How Founders Should Decide in 2026
Right now, many teams are overvaluing agent personality and undervaluing operational design.
That creates a predictable split:
- consumer and community products lean toward ElizaOS
- workflow, SaaS, and infrastructure products lean toward Arc Framework
A simple decision rule
- If your agent mainly talks, posts, engages, and represents your product, choose ElizaOS.
- If your agent mainly executes, routes, analyzes, and coordinates your product, choose Arc Framework.
What to avoid
- Do not choose ElizaOS just because the community is louder.
- Do not choose Arc Framework just because it looks more “serious.”
- Do not build regulated or trust-sensitive workflows on an untested agent stack without fallback controls.
- Do not assume early prototype speed will translate to production velocity.
Common Mistakes Teams Make
- Using ElizaOS for systems that need auditability
Great for experimentation. Risky when every action needs traceability. - Using Arc Framework before the use case is clear
You can overdesign an agent system before finding the actual user need. - Confusing agent UX with agent infrastructure
A fun persona does not mean the backend architecture is sound. - Ignoring integration scope
The more external APIs, wallets, CRMs, and protocol actions you add, the more architecture matters. - No migration plan
Many startups will prototype with one stack and later need to re-architect. Plan for that early.
Final Recommendation
Arc Framework vs ElizaOS is not a winner-takes-all comparison.
Pick Arc Framework if you are building serious agent infrastructure for business workflows, internal tooling, or multi-agent coordination where reliability matters.
Pick ElizaOS if you are building public-facing, crypto-native, or social-first agents where speed, experimentation, and personality are central to the product.

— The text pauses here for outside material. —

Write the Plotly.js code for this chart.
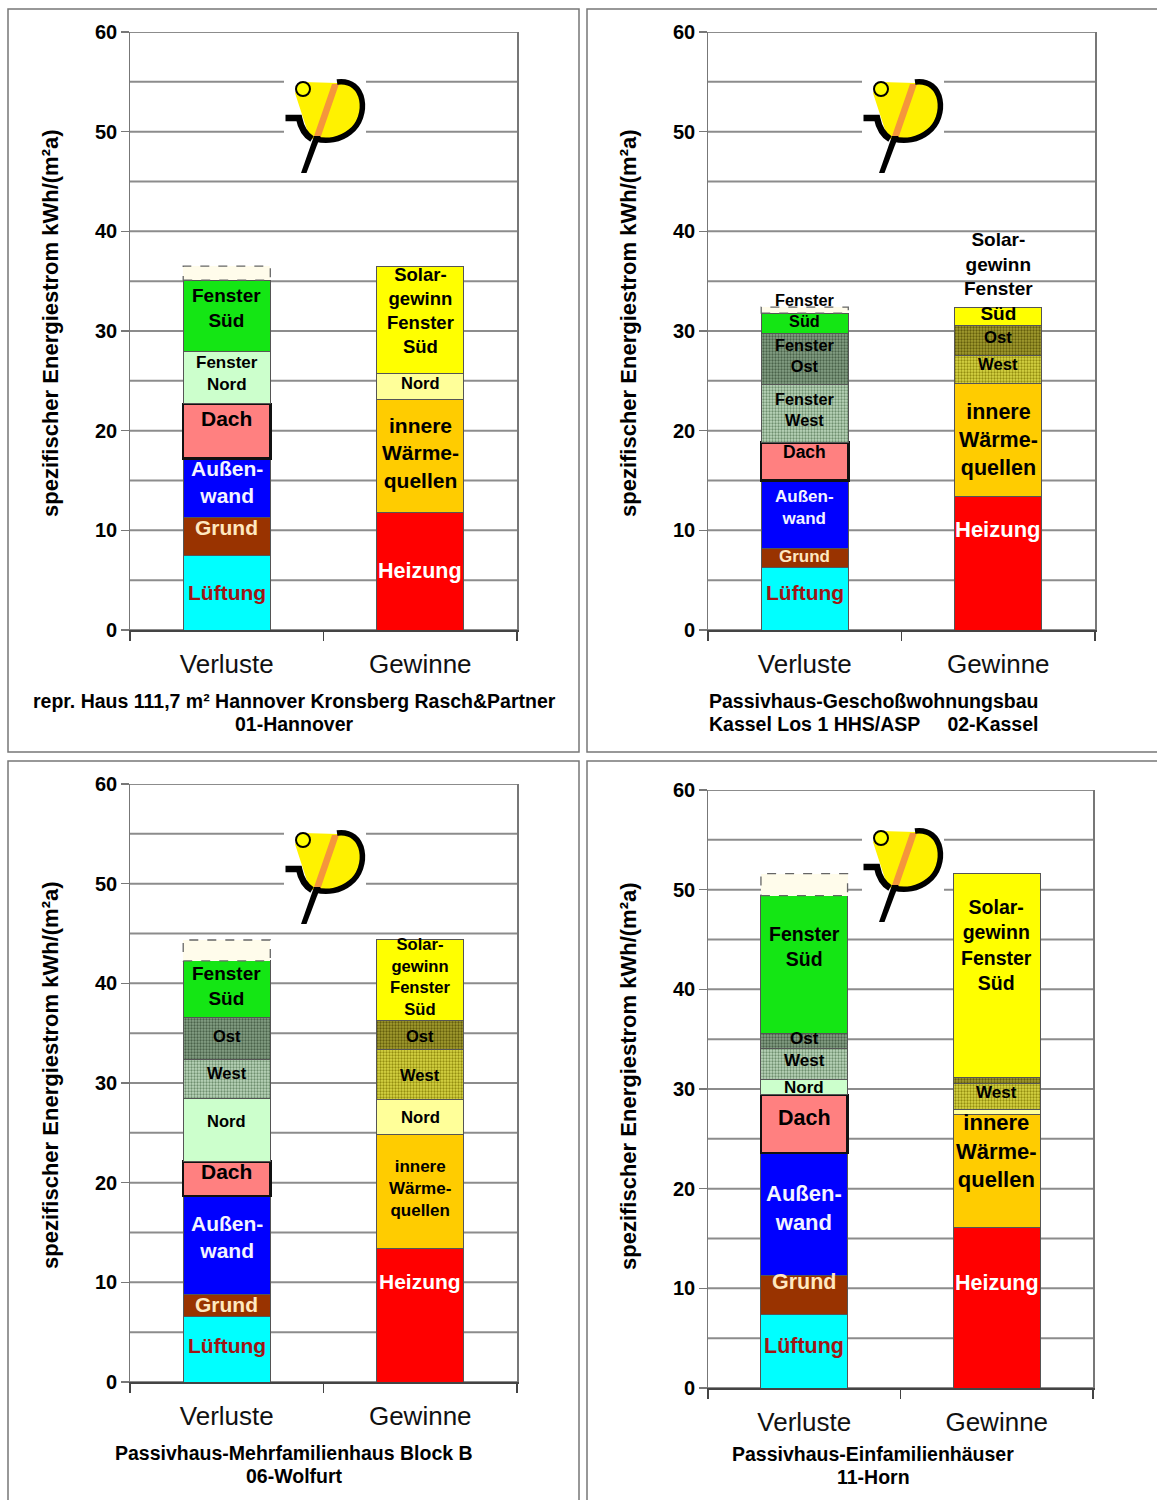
<!DOCTYPE html>
<html><head><meta charset="utf-8">
<script src="https://cdn.plot.ly/plotly-3.0.1.min.js"></script>
<style>html,body{margin:0;padding:0;background:#fff}#chart{width:1157px;height:1500px}</style>
</head><body><div id="chart"></div>
<script>
// ---------------- DATA ----------------
const kategorien = ["Verluste", "Gewinne"];
const verlustKomponenten = ["Lüftung","Grund","Außenwand","Dach","Fenster Nord","Fenster West","Fenster Ost","Fenster Süd","Rest"];
const gewinnKomponenten = ["Heizung","innere Wärmequellen","Solar Nord","Solar West","Solar Ost","Solar Süd"];

const hannoverVerluste = [7.5, 3.8, 5.9, 5.5, 5.2, 0, 0, 7.2, 1.4];
const hannoverGewinne  = [11.8, 11.3, 2.6, 0, 0, 10.8];
const kasselVerluste   = [6.25, 1.95, 6.8, 3.8, 0, 5.8, 5.1, 2.1, 0.6];
const kasselGewinne    = [13.4, 11.3, 0, 2.8, 3.1, 1.8];
const wolfurtVerluste  = [6.55, 2.2, 9.9, 3.45, 6.35, 3.9, 4.2, 5.7, 2.1];
const wolfurtGewinne   = [13.4, 11.4, 3.55, 5.0, 2.9, 8.1];
const hornVerluste     = [7.4, 3.9, 12.3, 5.8, 1.6, 3.1, 1.5, 13.8, 2.2];
const hornGewinne      = [16.1, 11.3, 0.5, 2.7, 0.6, 20.4];

const hannoverVerlustTexte = ["Lüftung","Grund","Außen-<br>wand","Dach","Fenster<br>Nord","","","Fenster<br>Süd",""];
const hannoverGewinnTexte  = ["Heizung","innere<br>Wärme-<br>quellen","Nord","","","Solar-<br>gewinn<br>Fenster<br>Süd"];
const kasselVerlustTexte   = ["Lüftung","Grund","Außen-<br>wand","Dach","","Fenster<br>West","Fenster<br>Ost","Fenster<br>Süd",""];
const kasselGewinnTexte    = ["Heizung","innere<br>Wärme-<br>quellen","","West","Ost","Solar-<br>gewinn<br>Fenster<br>Süd"];
const wolfurtVerlustTexte  = ["Lüftung","Grund","Außen-<br>wand","Dach","Nord","West","Ost","Fenster<br>Süd",""];
const wolfurtGewinnTexte   = ["Heizung","innere<br>Wärme-<br>quellen","Nord","West","Ost","Solar-<br>gewinn<br>Fenster<br>Süd"];
const hornVerlustTexte     = ["Lüftung","Grund","Außen-<br>wand","Dach","Nord","West","Ost","Fenster<br>Süd",""];
const hornGewinnTexte      = ["Heizung","innere<br>Wärme-<br>quellen","","West","","Solar-<br>gewinn<br>Fenster<br>Süd"];

const hannoverTitel = ["repr. Haus 111,7 m² Hannover Kronsberg Rasch&Partner", "01-Hannover"];
const kasselTitel   = ["Passivhaus-Geschoßwohnungsbau", "Kassel Los 1 HHS/ASP     02-Kassel"];
const wolfurtTitel  = ["Passivhaus-Mehrfamilienhaus Block B", "06-Wolfurt"];
const hornTitel     = ["Passivhaus-Einfamilienhäuser", "11-Horn"];

const yAchsenTitel = "spezifischer Energiestrom kWh/(m²a)";
const yTickWerte = [0, 10, 20, 30, 40, 50, 60];
const yTickTexte = ["0", "10", "20", "30", "40", "50", "60"];
const yGitterWerte = [0, 5, 10, 15, 20, 25, 30, 35, 40, 45, 50, 55, 60];

// ---------------- STYLE ----------------
const W = 1157, H = 1500;
const FONT = '"Liberation Sans", Arial, sans-serif';
const BAR_W = 0.45;
const GRID = '#8c8c8c';

const verlustStil = {
  "Lüftung":      {color:'#00FFFF', text:'#A01515'},
  "Grund":        {color:'#993300', text:'#FFE8C0'},
  "Außenwand":    {color:'#0000FF', text:'#F4F4FF'},
  "Dach":         {color:'#FF8080', text:'#000', lw:2.5, lc:'#111'},
  "Fenster Nord": {color:'#CCFFCC', text:'#000'},
  "Fenster West": {color:'#A9C7A9', text:'#000', pattern:{shape:'.', bgcolor:'#BDD8BD', fgcolor:'#6F8F6F', size:3, solidity:0.45}},
  "Fenster Ost":  {color:'#6F8B6F', text:'#000', pattern:{shape:'.', bgcolor:'#87A287', fgcolor:'#4A634A', size:3, solidity:0.45}},
  "Fenster Süd":  {color:'#14E614', text:'#000'},
  "Rest":         {color:'#FFFCEB', text:'#000', lw:0, dashed:true}
};
const gewinnStil = {
  "Heizung":             {color:'#FF0000', text:'#FFFFFF'},
  "innere Wärmequellen": {color:'#FFCC00', text:'#000'},
  "Solar Nord":          {color:'#FFFF99', text:'#000'},
  "Solar West":          {color:'#C6C22C', text:'#000', pattern:{shape:'.', bgcolor:'#D9D645', fgcolor:'#948E10', size:3, solidity:0.45}},
  "Solar Ost":           {color:'#8E8820', text:'#000', pattern:{shape:'.', bgcolor:'#A49E30', fgcolor:'#655F0C', size:3, solidity:0.45}},
  "Solar Süd":           {color:'#FFFF00', text:'#000'}
};

// label font sizes and vertical nudges (px) per panel
const panels = [
  {v:hannoverVerluste, g:hannoverGewinne, vt:hannoverVerlustTexte, gt:hannoverGewinnTexte, titel:hannoverTitel,
   vSize:[21,21,21,21,17,0,0,19,0], vShift:[0,9,6,13,4,0,0,8,0],
   gSize:[21.5,21,16.5,0,0,18.5], gShift:[0,3,4,0,0,10],
   box:[8,9,579,752], plot:[130,32,517,630], yTitle:[50,323], sub:[294,701,724], logo:[303,89]},
  {v:kasselVerluste, g:kasselGewinne, vt:kasselVerlustTexte, gt:kasselGewinnTexte, titel:kasselTitel,
   vSize:[21,17,17,17.5,0,16.3,16.3,16.3,0], vShift:[6,1,7,10,0,4,4,13,0],
   gSize:[22,21.5,0,16.7,16.7,19], gShift:[34,0,0,5,3,40],
   box:[587,9,1160,752], plot:[708,32,1095,630], yTitle:[628,323], sub:[873,701,724], logo:[881,89]},
  {v:wolfurtVerluste, g:wolfurtGewinne, vt:wolfurtVerlustTexte, gt:wolfurtGewinnTexte, titel:wolfurtTitel,
   vSize:[21,21,21,21,16.5,16.5,16.5,19,0], vShift:[4,1,8,7,9,6,3,3,0],
   gSize:[21,17,16.7,16.5,16.5,16.6], gShift:[34,3,0,0,-1,3],
   box:[8,761,579,1503], plot:[130,784,517,1382], yTitle:[50,1075], sub:[294,1453,1476], logo:[303,840]},
  {v:hornVerluste, g:hornGewinne, vt:hornVerlustTexte, gt:hornGewinnTexte, titel:hornTitel,
   vSize:[21.5,21.5,22,21.5,17,17,17,19.5,0], vShift:[5,13,6,6,0,3,2,18,0],
   gSize:[21.5,22,0,17,0,19.5], gShift:[25,20,0,4,0,30],
   box:[587,761,1160,1503], plot:[708,790,1093,1388], yTitle:[628,1076], sub:[873,1454,1477], logo:[881,838]}
];

const px = x => x / W;
const py = y => 1 - y / H;

const traces = [];
const annotations = [];
const shapes = [];
const layout = {
  width: W, height: H, margin:{l:0,r:0,t:0,b:0},
  paper_bgcolor:'#fff', plot_bgcolor:'#fff',
  barmode:'stack', showlegend:false,
  font:{family:FONT, color:'#000'}
};

function logoShapes(cx, cy) {
  const P = (dx, dy) => `${px(cx+dx)},${py(cy+dy)}`;
  const out = [];
  out.push({type:'rect', xref:'paper', yref:'paper', x0:px(cx-19), x1:px(cx+63), y0:py(cy+86), y1:py(cy-13),
            fillcolor:'#fff', line:{width:0}});
  out.push({type:'path', xref:'paper', yref:'paper',
    path:`M ${P(-8,4)} L ${P(0,-7)} L ${P(34,-6)} C ${P(62,-10)} ${P(66,28)} ${P(46,42)} C ${P(36,50)} ${P(24,53)} ${P(14,50)} L ${P(7,50)} Z`,
    fillcolor:'#FFF200', line:{width:0}});
  out.push({type:'path', xref:'paper', yref:'paper',
    path:`M ${P(29,-5)} L ${P(36,-5)} L ${P(17,50)} L ${P(10,50)} Z`, fillcolor:'#F5963C', line:{width:0}});
  out.push({type:'path', xref:'paper', yref:'paper',
    path:`M ${P(34,-7)} C ${P(63,-11)} ${P(67,28)} ${P(47,43)} C ${P(37,51)} ${P(24,53)} ${P(13,50)}`,
    fillcolor:'rgba(0,0,0,0)', line:{color:'#000', width:5.5}});
  out.push({type:'path', xref:'paper', yref:'paper',
    path:`M ${P(-17.5,29)} L ${P(-4,29)} Q ${P(-1,44)} ${P(9,50)}`,
    fillcolor:'rgba(0,0,0,0)', line:{color:'#000', width:6.5}});
  out.push({type:'path', xref:'paper', yref:'paper',
    path:`M ${P(11,47)} L ${P(17.5,47)} L ${P(3.5,84)} L ${P(-2,84)} Z`, fillcolor:'#000', line:{width:0}});
  out.push({type:'circle', xref:'paper', yref:'paper', x0:px(cx-7), x1:px(cx+7), y0:py(cy+7), y1:py(cy-7),
            fillcolor:'#FFFF00', line:{color:'#000', width:2}});
  return out;
}

panels.forEach((p, i) => {
  const s = i === 0 ? '' : String(i + 1);
  const xa = 'x' + s, ya = 'y' + s;
  const [l, t, r, b] = p.plot;

  // panel frame
  shapes.push({type:'rect', xref:'paper', yref:'paper', layer:'below',
    x0:px(p.box[0]), x1:px(p.box[2]), y0:py(p.box[3]), y1:py(p.box[1]),
    line:{color:'#777', width:1.5}, fillcolor:'rgba(0,0,0,0)'});

  // horizontal grid lines every 5 units, beneath the bars, on the y scale
  yGitterWerte.forEach(gv => {
    shapes.push({type:'line', xref:xa + ' domain', yref:ya, x0:0, x1:1, y0:gv, y1:gv, layer:'below',
      line:{color:GRID, width:2}});
  });

  layout['xaxis' + s] = {
    domain:[px(l), px(r)], anchor:ya, type:'category', categoryorder:'array', categoryarray:kategorien,
    range:[-0.5, 1.5], showline:true, linecolor:'#444', linewidth:1.5,
    ticks:'outside', ticklen:9, tickwidth:1.5, tickcolor:'#444', tickson:'boundaries',
    tickfont:{family:FONT, size:26, color:'#111'}, ticklabelstandoff:10,
    showgrid:false, zeroline:false, fixedrange:true
  };
  layout['yaxis' + s] = {
    domain:[py(b), py(t)], anchor:xa, range:[0, 60],
    tickmode:'array', tickvals:yTickWerte, showticklabels:false,
    showgrid:false,
    showline:true, linecolor:'#777', linewidth:1.5, mirror:true,
    ticks:'outside', ticklen:8, tickwidth:1.5, tickcolor:'#777',
    zeroline:false, fixedrange:true
  };
  // y tick labels placed on the y scale
  yTickWerte.forEach((tv, k) => {
    annotations.push({xref:xa + ' domain', yref:ya, x:0, y:tv, xanchor:'right', yanchor:'middle', xshift:-11,
      showarrow:false, text:yTickTexte[k], font:{family:FONT, size:20, weight:'bold', color:'#000'}});
  });

  const stacks = [
    {cat:0, vals:p.v, comps:verlustKomponenten, styles:verlustStil, texts:p.vt, sizes:p.vSize, shifts:p.vShift},
    {cat:1, vals:p.g, comps:gewinnKomponenten, styles:gewinnStil, texts:p.gt, sizes:p.gSize, shifts:p.gShift}
  ];
  stacks.forEach(st => {
    let base = 0;
    st.vals.forEach((val, j) => {
      if (!(val > 0)) return;
      const comp = st.comps[j];
      const sty = st.styles[comp];
      const marker = {color:sty.color, line:{color: sty.lc || '#555', width: sty.lw !== undefined ? sty.lw : 1}};
      if (sty.pattern) marker.pattern = Object.assign({fillmode:'replace'}, sty.pattern);
      traces.push({type:'bar', x:[kategorien[st.cat]], y:[val], xaxis:xa, yaxis:ya, width:BAR_W,
        name:comp, marker, hovertemplate: comp + ': %{y}<extra></extra>'});
      if (sty.dashed) {
        shapes.push({type:'rect', xref:xa, yref:ya, x0:st.cat - BAR_W/2, x1:st.cat + BAR_W/2, y0:base, y1:base + val,
          line:{color:'#666', width:1.3, dash:'dash'}, fillcolor:'rgba(0,0,0,0)'});
      }
      const txt = st.texts[j];
      if (txt) {
        annotations.push({xref:xa, yref:ya, x:st.cat, y:base + val/2, yshift:st.shifts[j], showarrow:false,
          text:txt, align:'center', xanchor:'center', yanchor:'middle',
          font:{family:FONT, size:st.sizes[j], weight:'bold', color:sty.text}});
      }
      base += val;
    });
  });

  // y title
  annotations.push({xref:'paper', yref:'paper', x:px(p.yTitle[0]), y:py(p.yTitle[1]), textangle:-90,
    showarrow:false, xanchor:'center', yanchor:'middle', text:yAchsenTitel,
    font:{family:FONT, size:22, weight:'bold', color:'#000'}});
  // subtitle lines
  const nb = str => str.replace(/ {2,}/g, m => '&nbsp;'.repeat(m.length));
  annotations.push({xref:'paper', yref:'paper', x:px(p.sub[0]), y:py(p.sub[1]), showarrow:false,
    xanchor:'center', yanchor:'middle', text:nb(p.titel[0]),
    font:{family:FONT, size:19.5, weight:'bold', color:'#000'}});
  annotations.push({xref:'paper', yref:'paper', x:px(p.sub[0]), y:py(p.sub[2]), showarrow:false,
    xanchor:'center', yanchor:'middle', text:nb(p.titel[1]),
    font:{family:FONT, size:19.5, weight:'bold', color:'#000'}});

  logoShapes(p.logo[0], p.logo[1]).forEach(sh => shapes.push(sh));
});

layout.annotations = annotations;
layout.shapes = shapes;

Plotly.newPlot('chart', traces, layout, {staticPlot:true, displayModeBar:false});
</script>
</body></html>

If you are still validating demand, ElizaOS often gives faster learning. If you already know the workflow and need to scale safely, Arc Framework is usually the smarter long-term choice.
FAQ
Is Arc Framework better than ElizaOS?
Not universally. Arc Framework is usually better for structured, production-oriented systems. ElizaOS is usually better for rapid experimentation and crypto-social agents.
Which is better for Web3 startups?
ElizaOS often feels more natural for Web3-native products, especially social agents, DAO bots, and token community experiences. But Arc Framework can be better for Web3 infrastructure products that need more control.
Which one is better for enterprise or B2B use cases?
Arc Framework is usually the safer choice for B2B and enterprise-style workflows because system design, maintainability, and predictable behavior matter more there.
Can ElizaOS be used in production?
Yes, but it works best when the team is disciplined about architecture and scope. It can struggle if a fast prototype grows into a complex production environment without refactoring.
Is Arc Framework harder to use?
It can feel heavier at the start. That is the trade-off. You often spend more time upfront to gain cleaner long-term structure.
Which is better for AI agents on X, Discord, or Telegram?
ElizaOS is usually the better fit for those channels because it aligns well with social agent behavior, community interaction, and fast deployment.
Should a startup switch later if needed?
Yes. Many startups should treat the first framework as a learning tool, not a forever decision. The key is to avoid locking your entire product architecture to an early prototype assumption.